Healthy Nutrition Information: Need-to-Know Facts for Your Health
March is National Nutrition Month, which means that you might have to take a long hard look at the way you live your life.
Often times, people overlook monthly causes as they would a birthday; it comes once a year, and you don’t have to do anything to prepare for this occasion until the time comes for you to recognize what is really going on.
Many people take this same approach when it comes to healthy nutrition. If you are of the younger generation, chances are you don’t remember the days when the food you ate was grown naturally and didn’t contain ingredients that you couldn’t pronounce. In this day and age, the food perception is different and many people think that if the food is on the shelf, then it must be safe.
Contrary to this popular notion, the food on the grocery store shelf may be safe to eat now, but what does it do to your body in 10 years? 20 years? How about 30 years?
With continuous consumption of processed foods, especially meat and poultry, you run the risk of developing long-term health problems.
Here is some information you need to know about our food sources within the past 40 years, and how you can stay healthy, without waiting for a special occasion to come around once every year.
Poultry’s Dirty Little Secret
Boneless chicken breast could be considered as American as apple pie, but it doesn’t have quite the same ring to it.
On average, Americans eat up to 87 pounds of chicken per year. This is an increase of 81%, from 48 pounds in 1980.
Why such a dramatic increase in poultry percentage? Well, most of the meat found in grocery stores today has been synthetically saturated with a combination of water, salt, and other additives through needle injections and high-pressure vacuum tumbling. Sounds appetizing, right?
Recent advancements in technology have caused our food industry to change dramatically in the past 40 years. Food is produced faster, and more chemicals are being added to our favorite meals to reduce cost, and to maintain a longer shelf life.

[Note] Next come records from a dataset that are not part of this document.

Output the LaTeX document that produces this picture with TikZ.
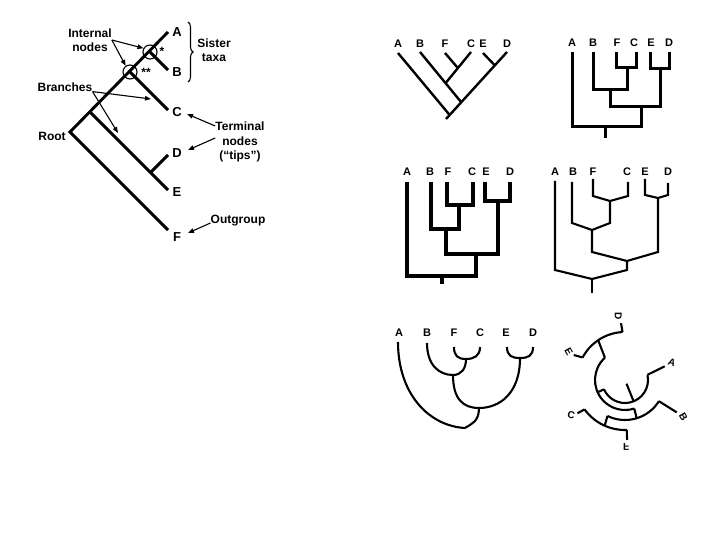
\documentclass[tikz,border=0pt]{standalone}
\usepackage{fontspec}
\setmainfont{Liberation Sans}
\usepackage{tikz}
\usetikzlibrary{arrows.meta,calc,decorations.pathreplacing}

\begin{document}
\begin{tikzpicture}[
  x=1pt, y=-1pt,
  font=\bfseries\fontsize{12}{14.5}\selectfont,
  note/.style={align=center,inner sep=0pt},
  bigtip/.style={inner sep=0pt,font=\bfseries\fontsize{13}{13}\selectfont},
  tipname/.style={inner sep=0pt,font=\bfseries\fontsize{11}{11}\selectfont},
  smalltip/.style={inner sep=0pt,font=\bfseries\fontsize{10}{10}\selectfont},
  arr/.style={-{Triangle[length=6pt,width=4.5pt]},line width=1.1pt},
  ring/.style={draw,circle,line width=1.1pt,minimum size=14pt,inner sep=0pt},
  trunk/.style={line width=2.9pt},
  slim/.style={line width=2.4pt},
  boxy/.style={line width=3pt},
  heavy/.style={line width=4.2pt},
  fine/.style={line width=2.1pt},
  curvy/.style={line width=2.1pt}
]
\fill[white] (0,0) rectangle (720,540);
\useasboundingbox (0,0) rectangle (720,540);

% annotated tree
\coordinate (root) at (70,132);
\coordinate (tA) at (168,32);
\coordinate (nAB) at (150,52);
\coordinate (tB) at (168,70);
\coordinate (nABC) at (130,72);
\coordinate (tC) at (168,110);
\coordinate (nDE) at (90,112);
\coordinate (nD) at (150.5,172.5);
\coordinate (tD) at (168,155);
\coordinate (tE) at (168,190);
\coordinate (tF) at (168,230);
\draw[trunk] (tA) -- (root) -- (tF);
\foreach \a/\b in {nAB/tB,nABC/tC,nDE/tE,nD/tD}
  \draw[trunk] (\a) -- (\b);
\node[ring] (ringAB) at (nAB) {};
\node[ring] (ringABC) at (nABC) {};
\node[inner sep=0pt] (starAB) at (162,51) {*};
\node[inner sep=0pt] (starABC) at (146,72) {**};
\foreach \t/\y in {A/32,B/72,C/112,D/153,E/192,F/237}
  \node[bigtip] (lab\t) at (177,\y) {\t};
\draw[line width=1.1pt,decorate,decoration={brace,amplitude=5pt}] (188,22) -- (188,82);

\node[note] (internal) at (90,40) {Internal\\nodes};
\node[note] (sister) at (214,50) {Sister\\taxa};
\node[note] (branches) at (65,87) {Branches};
\node[note] (rootlbl) at (52,136) {Root};
\node[note] (terminal) at (240,142) {Terminal\\nodes\\(“tips”)};
\node[note] (outgroup) at (238,221) {Outgroup};
\coordinate (brC) at (151,99);
\coordinate (brE) at (118,133);
\coordinate (ptC) at (187,114);
\coordinate (ptD) at (188,150);
\coordinate (ptF) at (188,233);
\draw[arr] (internal.east) -- (ringAB.150);
\draw[arr] (internal.east) -- (ringABC.125);
\draw[arr] (branches.south east) -- (brC);
\draw[arr] (branches.south east) -- (brE);
\draw[arr] ([yshift=16pt]terminal.west) -- (ptC);
\draw[arr] ([yshift=4pt]terminal.west) -- (ptD);
\draw[arr] ([yshift=-2pt]outgroup.west) -- (ptF);

% slanted cladogram
\foreach \t/\x in {A/398,B/420,F/445,C/471,E/483,D/507}
  \node[tipname] (m\t lab) at (\x,44) {\t};
\coordinate (mA) at (398,53);
\coordinate (mB) at (420,52);
\coordinate (mF) at (445,53);
\coordinate (mC) at (471,52);
\coordinate (mE) at (483,53);
\coordinate (mD) at (507,52);
\coordinate (mbase) at (446,119);
\coordinate (mroot) at ($(mD)!0.94!(mbase)$);
\coordinate (mX) at ($(mD)!0.75!(mbase)$);
\coordinate (mZ) at ($(mD)!0.2!(mbase)$);
\coordinate (mY) at ($(mB)!0.62!(mX)$);
\coordinate (mW) at ($(mC)!0.516!(mY)$);
\foreach \a/\b in {mA/mroot,mD/mbase,mB/mX,mC/mY,mF/mW,mE/mZ}
  \draw[slim] (\a) -- (\b);

% rectangular cladogram
\foreach \t/\x in {A/572,B/593,F/617,C/634,E/651,D/669}
  \node[tipname] (r\t lab) at (\x,43) {\t};
\coordinate (rA) at (572,52);
\coordinate (rB) at (593,52);
\coordinate (rF) at (616,52);
\coordinate (rC) at (636,52);
\coordinate (rE) at (650,52);
\coordinate (rD) at (669,52);
\coordinate (rFC) at (627,68);
\coordinate (rED) at (660,69);
\coordinate (rBFC) at (610,90);
\coordinate (rX) at (641,107);
\coordinate (rroot) at (605,127);
\coordinate (rbase) at (605,138);
\foreach \l/\n/\r in {rF/rFC/rC,rE/rED/rD,rB/rBFC/rFC,rBFC/rX/rED,rA/rroot/rX}
  \draw[boxy] (\l) |- (\n) -| (\r);
\draw[boxy] (rroot) -- (rbase);

% heavy rectangular cladogram
\foreach \t/\x in {A/407,B/430,F/448,C/472,E/486,D/510}
  \node[tipname] (k\t lab) at (\x,172) {\t};
\coordinate (kA) at (407,182);
\coordinate (kB) at (431,182);
\coordinate (kF) at (447,182);
\coordinate (kC) at (473,182);
\coordinate (kE) at (485,182);
\coordinate (kD) at (510,182);
\coordinate (kFC) at (459,205);
\coordinate (kED) at (498,201);
\coordinate (kBFC) at (446,229);
\coordinate (kX) at (476,254);
\coordinate (kroot) at (442,276);
\coordinate (kbase) at (442,284);
\foreach \l/\n/\r in {kF/kFC/kC,kE/kED/kD,kB/kBFC/kFC,kBFC/kX/kED,kA/kroot/kX}
  \draw[heavy] (\l) |- (\n) -| (\r);
\draw[heavy] (kroot) -- (kbase);

% cladogram with sloped joins
\foreach \t/\x in {A/555,B/573,F/593,C/627,E/645,D/668}
  \node[tipname] (g\t lab) at (\x,172) {\t};
\coordinate (gA) at (555,181);
\coordinate (gB) at (572,182);
\coordinate (gF) at (593,179);
\coordinate (gC) at (628,182);
\coordinate (gE) at (645,179);
\coordinate (gD) at (668,183);
\coordinate (gFC) at (610,201);
\coordinate (gED) at (658,198);
\coordinate (gBFC) at (592,230);
\coordinate (gX) at (627,261);
\coordinate (groot) at (592,279);
\coordinate (gbase) at (592,293);
\foreach \l/\n/\r/\h in {gF/gFC/gC/5pt,gE/gED/gD/3pt,gB/gBFC/gFC/7pt,gBFC/gX/gED/9pt,gA/groot/gX/9pt}
  \draw[fine] (\l) -- ([yshift=\h]\l |- \n) -- (\n) -- ([yshift=\h]\r |- \n) -- (\r);
\draw[fine] (groot) -- (gbase);

% curved cladogram
\foreach \t/\x in {A/399,B/427,F/454,C/480,E/506,D/533}
  \node[tipname] (c\t lab) at (\x,333) {\t};
\coordinate (cA) at (398,342);
\coordinate (cB) at (427,343);
\coordinate (cF) at (454,347);
\coordinate (cC) at (480,347);
\coordinate (cE) at (507,347);
\coordinate (cD) at (533,347);
\coordinate (cW) at (466,359);
\coordinate (cZ) at (520,358);
\coordinate (cY) at (453,375);
\coordinate (cX) at (479,408);
\coordinate (croot) at (465,428);
\draw[curvy] (cF) .. controls +(0,9) and +(-8,0) .. (cW);
\draw[curvy] (cC) .. controls +(0,9) and +(8,0) .. (cW);
\draw[curvy] (cE) .. controls +(0,9) and +(-8,0) .. (cZ);
\draw[curvy] (cD) .. controls +(0,9) and +(8,0) .. (cZ);
\draw[curvy] (cB) .. controls +(0,22) and +(-14,0) .. (cY);
\draw[curvy] (cW) .. controls +(0,10) and +(8,0) .. (cY);
\draw[curvy] (cY) .. controls +(0,24) and +(-16,0) .. (cX);
\draw[curvy] (cZ) .. controls +(0,36) and +(20,0) .. (cX);
\draw[curvy] (cA) .. controls +(0,52) and +(-36,-2) .. (croot);
\draw[curvy] (cX) .. controls +(0,14) and +(6,-4) .. (croot);

% circular tree
\begin{scope}[shift={(625,380)}]
  \coordinate (qo) at (68:4);
  \coordinate (qR) at (68:23);
  \draw[fine] (qo) -- (qR);
  \draw[fine] (-12:23) arc[start angle=-12,end angle=156,radius=23];
  \draw[fine] (-13:23) -- (-19:42);
  \draw[fine] (156:23) -- (156:30);
  \draw[fine] (228:30) arc[start angle=228,end angle=72,radius=30];
  \draw[fine] (228:30) -- (236:48);
  \draw[fine] (-93:48) arc[start angle=-93,end angle=-152,radius=48];
  \draw[fine] (-93:48) -- (-94:57);
  \draw[fine] (-152:48) -- (-154:57);
  \draw[fine] (72:30) -- (73:40);
  \draw[fine] (116:40) arc[start angle=116,end angle=32,radius=40];
  \draw[fine] (32:40) -- (32:61);
  \draw[fine] (116:40) -- (114:50);
  \draw[fine] (144:50) arc[start angle=144,end angle=88,radius=50];
  \draw[fine] (144:50) -- (145:58);
  \draw[fine] (88:50) -- (88:60);
  \node[smalltip,rotate=-20] (qA) at (-20:50) {A};
  \node[smalltip,rotate=-60] (qB) at (32:69) {B};
  \node[smalltip,rotate=-15] (qC) at (147:64) {C};
  \node[smalltip,rotate=-90] (qD) at (-96:64) {D};
  \node[smalltip,rotate=-60] (qE) at (-153:63) {E};
  \node[smalltip] (qF) at (89:67) {\scalebox{1}[-1]{F}};
\end{scope}
\end{tikzpicture}
\end{document}
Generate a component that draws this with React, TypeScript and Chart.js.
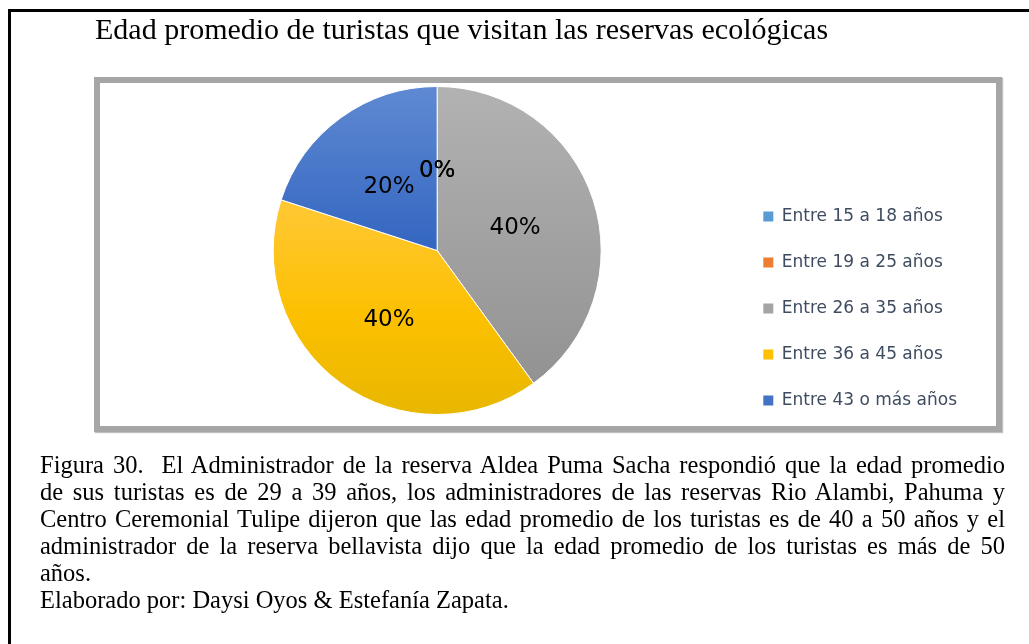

This is great for the food industry, but what about foryour health?
Meat that has been processed like this and sold in grocery stores is packed with more sodium than is recommended by medical professionals for daily intake. In fact, one 4-ounce serving of chicken can contain as much as 440mg of sodium. This results in one-fifth of the daily sodium allotment—which is 2,300mg.
Too much sodium can lead to an increase in heart attack, and can cause your cholesterol to spike out of control.
Instead of taking the “cheap” route and buying regular processed chicken from the supermarket, go organic instead, and do your research. There are companies in the food industry that raise free-range chickens that aren’t injected with hormones and additives.
This may cost you a little more money out of your pocket now, but this far outweighs the medical costs that you could face in the future.
Sugar, Sugar, Sugar…in Everything
It used to be that juice was squeezed the old-fashioned way and that there was no need to spike it up with more and more sugar.
The sad truth today: sugar is found in almost every beverage that we drink.
When shopping for fruit juice or other drinks for yourself, and for your kids, it is important that you read the label. In relation to juice, most juice companies advertise their brand as 100% juice, which isn’t always the case.
The problem with juice is that the sugar it contains can cause weight gain due to inactivity or an unhealthy diet of the person who‘s drinking it. Juice is healthier than soft drinks, but it does contain a lot of sugar and extra calories that our bodies can’t handle if consumed on a daily basis.
Instead of reaching for mixed fruits juices, stick with one or two varieties. Orange juice is good for you, as well as grapefruit juice, and both don’t contain a lot of sugar.
If you want to drink juice, that’s okay, just don’t go an over-consumption binge without taking other steps in your life to make sure that you stay physically active.
This goes for other things that have high amounts of sugar too, including soft drinks, cookies, pastries, and some of your other favorite snack foods.
Be Aware of Insulin Resistance
Until recent decades, insulin resistance was something almost unheard of except if you were in the medical profession of healthy eating and weight loss.
If you are insulin resistant, your pancreas secretes plenty of the hormone insulin, but your body has a tough time distributing sugar into your cells.
This can cause increased weight gain, and can increase your risk of diabetes and heart disease.
The best way to prevent yourself from becoming insulin resistant? Avoid eating too many carbohydrates and eat nutritionally-balanced meals. Meals that contain good doses of fiber, and that are balanced with protein, carbohydrates and fat can give your body the fuel it needs to keep you at a healthy weight.